I currently have my code and script running correctly while being able to get all the data I need scraping. My goal is to have my script run for hours and scrape a single page by using the webdriver to refresh every minute. However, this process only works for the first 15 minutes.
I run this on an was EC2 remote instance by running:
java -jar selenium-server-standalone-3.141.59.jar -port 4444 -sessionTimeout 57868143 &
python3 /home/ec2-user/scraper/football_live.py;
to start the selenium server (which runs longer than 15 minutes) and then the script.
Inside my script I have:
data, n_games = football_data(driver)
insert_data(cur, conn, data)
time.sleep(60)
driver.refresh()
inside a while loop that will run for a long period of time.

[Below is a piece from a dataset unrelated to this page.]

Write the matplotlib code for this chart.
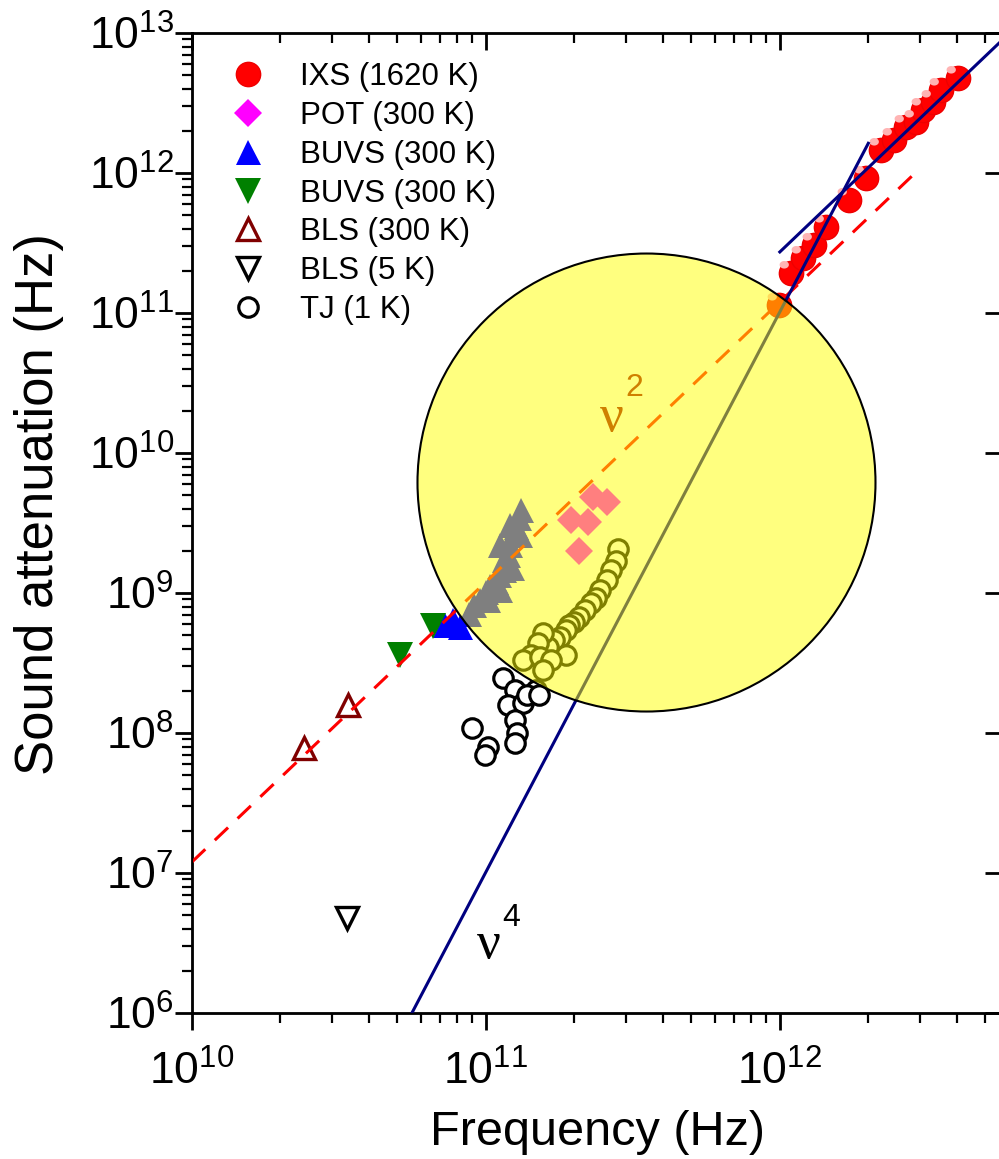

This is my webdriver code:
chrome_options = Options()
chrome_options.add_argument('--headless')
chrome_options.add_argument('--no-sandbox')
time.sleep(5)
driver = webdriver.Remote("http://localhost:4444/wd/hub", options=chrome_options, desired_capabilities=DesiredCapabilities.CHROME)
Here is the only thing I have found that is close to what I am trying to do but it is not all that helpful.
I am also considering just trying to run 15 minute loops in the script as a last resort if there is not a way to extend the duration of the webdriver through selenium.